05/07/2019 11:02:07 AM


The newest installation in Am Shalom’s David M. Grossmann Gallery is called Listening with our Eyes. It’s a photo exhibit by member Howard Tatar.

The photos are the result of an interfaith journey to Israel that Tatar went on in 2016. He stresses the word “journey,” as the experience was much more than a trip. The purpose was not just to go to all the usual places, but rather to visit those places people don’t usually see, and to talk to peace seeking organizations in Israel and the West Bank. The group met with Legal Aid clinics, medical clinics, Rabbis for Human Rights; they visited a refugee camp and ate dinner in people’s homes. They had a dual narrative from a Palestinian Muslim guide and an Israeli Jewish guide.

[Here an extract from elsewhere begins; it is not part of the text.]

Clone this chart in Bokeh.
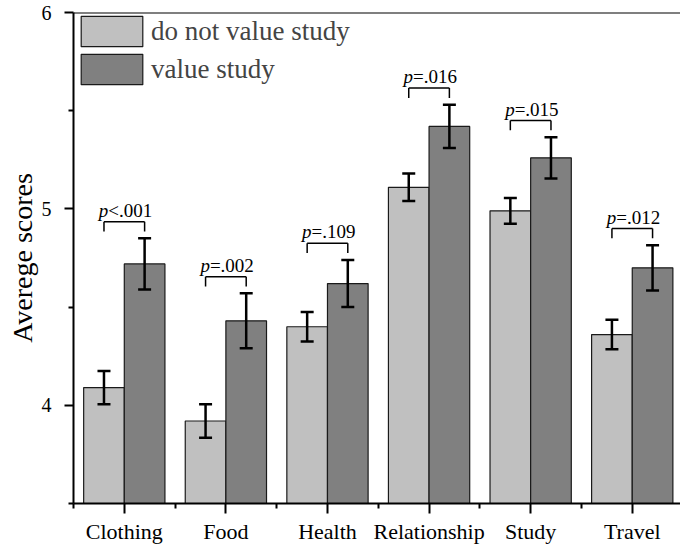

“Our objective was just to listen to both sides,” says Tatar. We weren’t there with an agenda other than to get in on the ground and talk to people.” 

A fine art photographer and photojournalist, another objective was to capture the faces and portraits of the children, parents and grandparents he met throughout the journey on all sides of the conflict, many of whom opened their homes and hearts to the group.

When the viewer see the photographs, there is no information given about who the people are. Except for a few that are obvious, the viewer cannot tell if the person is Muslim, or Jewish, or Druze. It’s not clear whether the person lives in Haifa, Tel Aviv or a refugee camp. 

“I didn’t want the viewer to know it for only one reason,” says Tatar. “I didn’t want any latent prejudice to rest inside of them as they viewed it. I wanted people to have a free mind to look and to think. I wanted people to use their eyes to listen to what’s going on without any persuasion or prejudice – just look at these faces.”

“When you see a man who’s wearing a kippah and he’s got a beard, your first reaction is to think ‘oh, there’s a very pious man.’ And when you see a Palestinian with a beard, you think, ‘oh, there is a terrorist.’ We were trying to break down those walls of prejudice and just listen to people. Listen to their sides of the story rather than to make snap judgments about what’s going on by virtue of what we read in the newspaper here.”

One of the outcomes of the experience for Tatar was changing where he chooses to get his Israeli news, and how he reads it.

“Words are very telling in terms of making an argument…the words one chooses to use describe what one’s political views are.”

As he writes in the exhibit description that hangs next to the photographs, “Jewish tradition teaches that despair is not an option, that despair is a cardinal sin. This exhibit is a tribute to the peace-seekers we met along the way.”

Listening with our Eyes will be displayed at the David M. Grossmann Gallery through the end of May.